_Provided material_.

____________________

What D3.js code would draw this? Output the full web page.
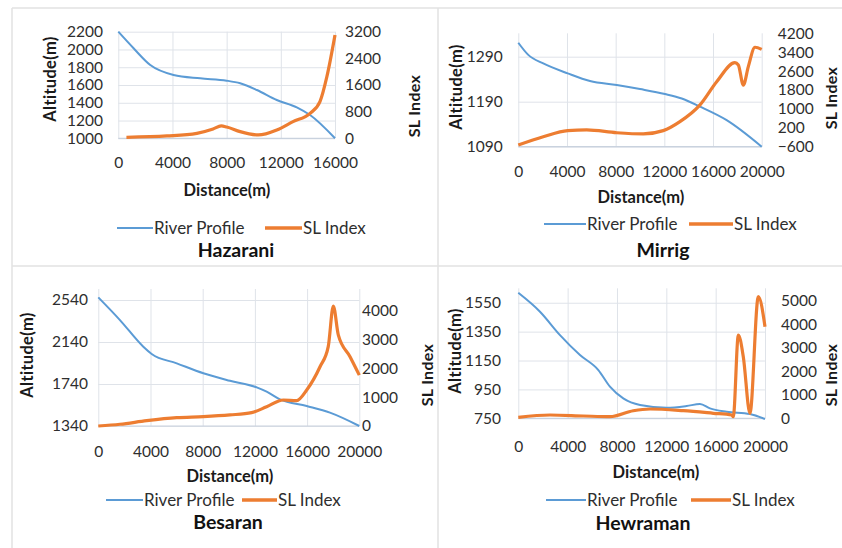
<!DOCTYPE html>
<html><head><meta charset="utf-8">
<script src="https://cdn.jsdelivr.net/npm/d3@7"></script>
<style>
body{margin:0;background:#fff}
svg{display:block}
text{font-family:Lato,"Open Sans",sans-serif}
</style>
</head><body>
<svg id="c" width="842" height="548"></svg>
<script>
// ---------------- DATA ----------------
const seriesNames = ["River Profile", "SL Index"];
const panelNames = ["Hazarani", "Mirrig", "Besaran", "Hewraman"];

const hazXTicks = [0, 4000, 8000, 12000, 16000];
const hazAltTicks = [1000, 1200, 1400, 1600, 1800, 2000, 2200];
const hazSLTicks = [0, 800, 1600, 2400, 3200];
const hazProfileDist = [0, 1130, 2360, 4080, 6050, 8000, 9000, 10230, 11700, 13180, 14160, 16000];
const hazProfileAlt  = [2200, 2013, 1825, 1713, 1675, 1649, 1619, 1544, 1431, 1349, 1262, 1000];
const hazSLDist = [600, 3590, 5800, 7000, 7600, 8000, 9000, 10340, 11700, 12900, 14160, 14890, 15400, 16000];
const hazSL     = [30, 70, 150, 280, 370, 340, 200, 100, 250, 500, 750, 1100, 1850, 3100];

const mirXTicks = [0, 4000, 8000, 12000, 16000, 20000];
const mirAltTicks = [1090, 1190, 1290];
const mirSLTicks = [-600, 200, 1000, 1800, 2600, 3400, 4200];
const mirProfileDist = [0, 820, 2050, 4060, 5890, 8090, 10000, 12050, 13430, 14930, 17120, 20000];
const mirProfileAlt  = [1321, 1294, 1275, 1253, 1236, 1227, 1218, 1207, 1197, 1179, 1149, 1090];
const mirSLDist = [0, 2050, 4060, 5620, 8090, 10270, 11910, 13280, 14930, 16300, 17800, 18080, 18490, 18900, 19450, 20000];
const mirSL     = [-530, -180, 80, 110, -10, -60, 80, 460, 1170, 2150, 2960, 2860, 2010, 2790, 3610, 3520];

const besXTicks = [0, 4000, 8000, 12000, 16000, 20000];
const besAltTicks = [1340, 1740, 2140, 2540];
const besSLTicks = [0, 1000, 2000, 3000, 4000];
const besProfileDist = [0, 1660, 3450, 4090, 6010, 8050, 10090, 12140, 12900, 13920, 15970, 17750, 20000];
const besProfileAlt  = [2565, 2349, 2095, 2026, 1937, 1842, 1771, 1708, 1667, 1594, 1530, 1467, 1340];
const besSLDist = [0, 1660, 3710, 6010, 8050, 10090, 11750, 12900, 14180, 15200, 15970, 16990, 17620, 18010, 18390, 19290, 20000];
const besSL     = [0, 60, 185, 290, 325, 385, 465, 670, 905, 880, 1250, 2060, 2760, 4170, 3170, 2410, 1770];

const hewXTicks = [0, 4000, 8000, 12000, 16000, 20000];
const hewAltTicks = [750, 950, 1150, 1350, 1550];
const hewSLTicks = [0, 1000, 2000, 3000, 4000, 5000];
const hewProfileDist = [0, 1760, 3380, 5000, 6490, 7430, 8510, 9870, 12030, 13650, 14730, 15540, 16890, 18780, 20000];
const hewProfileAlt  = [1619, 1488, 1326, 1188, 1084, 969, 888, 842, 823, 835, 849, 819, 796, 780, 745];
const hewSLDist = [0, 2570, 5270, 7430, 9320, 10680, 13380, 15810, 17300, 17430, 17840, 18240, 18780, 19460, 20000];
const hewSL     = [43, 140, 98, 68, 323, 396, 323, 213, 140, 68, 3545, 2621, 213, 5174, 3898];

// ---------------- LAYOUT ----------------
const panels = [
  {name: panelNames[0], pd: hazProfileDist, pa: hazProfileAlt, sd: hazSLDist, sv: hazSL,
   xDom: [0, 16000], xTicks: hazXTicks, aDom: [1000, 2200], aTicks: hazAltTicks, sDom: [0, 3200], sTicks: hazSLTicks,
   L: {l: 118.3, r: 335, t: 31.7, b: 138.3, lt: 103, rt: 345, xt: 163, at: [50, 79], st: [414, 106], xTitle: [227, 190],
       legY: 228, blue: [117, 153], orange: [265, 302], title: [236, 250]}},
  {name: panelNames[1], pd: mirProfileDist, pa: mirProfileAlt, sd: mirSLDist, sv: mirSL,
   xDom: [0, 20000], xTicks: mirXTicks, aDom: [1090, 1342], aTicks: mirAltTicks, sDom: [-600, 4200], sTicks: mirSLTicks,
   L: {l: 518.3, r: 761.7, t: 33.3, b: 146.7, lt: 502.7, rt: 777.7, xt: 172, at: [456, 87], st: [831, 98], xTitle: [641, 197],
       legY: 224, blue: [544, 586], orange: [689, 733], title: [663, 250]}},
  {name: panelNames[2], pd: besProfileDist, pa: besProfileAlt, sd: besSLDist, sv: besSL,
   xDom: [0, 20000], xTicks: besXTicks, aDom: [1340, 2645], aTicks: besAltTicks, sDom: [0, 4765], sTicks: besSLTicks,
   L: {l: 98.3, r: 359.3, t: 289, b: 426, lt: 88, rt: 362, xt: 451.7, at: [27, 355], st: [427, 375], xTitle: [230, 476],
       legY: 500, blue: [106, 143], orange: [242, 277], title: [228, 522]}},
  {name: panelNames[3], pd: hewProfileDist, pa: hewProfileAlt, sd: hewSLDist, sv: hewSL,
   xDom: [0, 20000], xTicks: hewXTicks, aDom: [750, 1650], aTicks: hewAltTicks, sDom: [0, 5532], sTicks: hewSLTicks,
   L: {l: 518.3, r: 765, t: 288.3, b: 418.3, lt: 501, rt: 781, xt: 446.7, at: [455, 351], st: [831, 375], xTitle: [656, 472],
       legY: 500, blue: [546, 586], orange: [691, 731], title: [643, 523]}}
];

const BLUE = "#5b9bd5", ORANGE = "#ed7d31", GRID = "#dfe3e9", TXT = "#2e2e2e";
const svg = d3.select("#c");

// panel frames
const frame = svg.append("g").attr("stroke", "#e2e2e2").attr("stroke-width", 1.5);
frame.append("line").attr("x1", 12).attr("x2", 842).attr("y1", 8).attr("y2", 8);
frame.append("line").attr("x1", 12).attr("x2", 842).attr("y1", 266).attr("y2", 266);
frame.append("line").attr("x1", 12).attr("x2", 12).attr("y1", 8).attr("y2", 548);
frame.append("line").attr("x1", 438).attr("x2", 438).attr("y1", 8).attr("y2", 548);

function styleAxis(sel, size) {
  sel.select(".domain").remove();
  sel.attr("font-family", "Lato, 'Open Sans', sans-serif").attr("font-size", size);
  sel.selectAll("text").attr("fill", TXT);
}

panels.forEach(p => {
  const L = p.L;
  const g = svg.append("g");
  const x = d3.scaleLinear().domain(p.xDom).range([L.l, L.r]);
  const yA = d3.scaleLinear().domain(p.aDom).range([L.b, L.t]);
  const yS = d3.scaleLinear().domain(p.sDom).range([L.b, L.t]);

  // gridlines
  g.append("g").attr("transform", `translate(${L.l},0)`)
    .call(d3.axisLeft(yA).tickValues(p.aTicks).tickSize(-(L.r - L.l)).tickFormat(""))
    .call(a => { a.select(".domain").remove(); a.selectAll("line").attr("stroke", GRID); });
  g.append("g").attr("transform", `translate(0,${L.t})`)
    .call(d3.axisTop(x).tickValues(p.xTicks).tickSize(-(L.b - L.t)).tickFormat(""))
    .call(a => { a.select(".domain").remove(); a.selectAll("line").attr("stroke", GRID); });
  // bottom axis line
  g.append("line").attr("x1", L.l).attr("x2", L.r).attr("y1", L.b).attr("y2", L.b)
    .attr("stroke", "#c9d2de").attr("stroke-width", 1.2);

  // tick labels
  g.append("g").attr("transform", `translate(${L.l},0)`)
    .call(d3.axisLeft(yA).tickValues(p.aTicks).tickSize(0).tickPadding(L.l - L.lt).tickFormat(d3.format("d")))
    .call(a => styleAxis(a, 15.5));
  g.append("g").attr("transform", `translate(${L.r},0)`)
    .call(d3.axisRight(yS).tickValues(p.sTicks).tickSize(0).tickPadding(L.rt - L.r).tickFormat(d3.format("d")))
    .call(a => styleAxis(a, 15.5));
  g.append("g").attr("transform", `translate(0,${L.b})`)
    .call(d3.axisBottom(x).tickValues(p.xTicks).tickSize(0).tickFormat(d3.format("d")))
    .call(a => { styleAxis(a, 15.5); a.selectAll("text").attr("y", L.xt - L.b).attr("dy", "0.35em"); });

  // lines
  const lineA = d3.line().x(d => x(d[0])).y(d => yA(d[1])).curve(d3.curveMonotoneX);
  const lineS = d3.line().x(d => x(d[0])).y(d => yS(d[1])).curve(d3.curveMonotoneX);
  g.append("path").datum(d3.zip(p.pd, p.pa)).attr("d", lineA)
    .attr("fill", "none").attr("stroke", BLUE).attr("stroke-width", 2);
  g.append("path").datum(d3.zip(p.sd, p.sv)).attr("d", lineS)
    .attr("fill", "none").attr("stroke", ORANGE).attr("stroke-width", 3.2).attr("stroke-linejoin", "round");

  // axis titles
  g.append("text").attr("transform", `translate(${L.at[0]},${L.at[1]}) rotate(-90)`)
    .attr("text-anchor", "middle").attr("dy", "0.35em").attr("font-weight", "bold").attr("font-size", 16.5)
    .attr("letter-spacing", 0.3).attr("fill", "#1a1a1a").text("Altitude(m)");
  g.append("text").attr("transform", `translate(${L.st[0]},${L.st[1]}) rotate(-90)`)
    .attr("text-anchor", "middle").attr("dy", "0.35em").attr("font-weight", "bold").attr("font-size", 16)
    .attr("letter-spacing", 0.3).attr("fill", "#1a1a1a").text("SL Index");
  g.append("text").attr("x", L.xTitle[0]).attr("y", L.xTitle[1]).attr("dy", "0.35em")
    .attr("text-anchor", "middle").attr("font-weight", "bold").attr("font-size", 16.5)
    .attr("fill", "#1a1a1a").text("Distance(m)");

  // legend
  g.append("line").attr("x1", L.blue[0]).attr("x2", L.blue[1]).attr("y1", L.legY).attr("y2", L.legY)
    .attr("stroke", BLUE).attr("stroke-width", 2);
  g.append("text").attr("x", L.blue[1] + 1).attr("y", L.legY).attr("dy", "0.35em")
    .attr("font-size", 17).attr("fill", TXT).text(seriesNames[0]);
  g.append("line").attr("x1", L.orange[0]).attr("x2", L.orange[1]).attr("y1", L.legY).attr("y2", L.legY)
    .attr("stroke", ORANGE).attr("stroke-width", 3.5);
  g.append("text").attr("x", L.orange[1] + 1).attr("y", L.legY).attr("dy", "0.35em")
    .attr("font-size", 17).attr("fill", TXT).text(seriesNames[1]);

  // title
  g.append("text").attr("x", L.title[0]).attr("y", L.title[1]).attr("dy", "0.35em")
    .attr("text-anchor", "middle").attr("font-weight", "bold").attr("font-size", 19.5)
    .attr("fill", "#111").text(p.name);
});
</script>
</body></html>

____________________

Restate the data word for word from its first line through the line with "1100, 1850, 3100];", leaving out any picture along the way.

_The response_.
What D3.js code would draw this? Output the full web page.
<!DOCTYPE html>
<html><head><meta charset="utf-8">
<script src="https://cdn.jsdelivr.net/npm/d3@7"></script>
<style>
body{margin:0;background:#fff}
svg{display:block}
text{font-family:Lato,"Open Sans",sans-serif}
</style>
</head><body>
<svg id="c" width="842" height="548"></svg>
<script>
// ---------------- DATA ----------------
const seriesNames = ["River Profile", "SL Index"];
const panelNames = ["Hazarani", "Mirrig", "Besaran", "Hewraman"];

const hazXTicks = [0, 4000, 8000, 12000, 16000];
const hazAltTicks = [1000, 1200, 1400, 1600, 1800, 2000, 2200];
const hazSLTicks = [0, 800, 1600, 2400, 3200];
const hazProfileDist = [0, 1130, 2360, 4080, 6050, 8000, 9000, 10230, 11700, 13180, 14160, 16000];
const hazProfileAlt  = [2200, 2013, 1825, 1713, 1675, 1649, 1619, 1544, 1431, 1349, 1262, 1000];
const hazSLDist = [600, 3590, 5800, 7000, 7600, 8000, 9000, 10340, 11700, 12900, 14160, 14890, 15400, 16000];
const hazSL     = [30, 70, 150, 280, 370, 340, 200, 100, 250, 500, 750, 1100, 1850, 3100];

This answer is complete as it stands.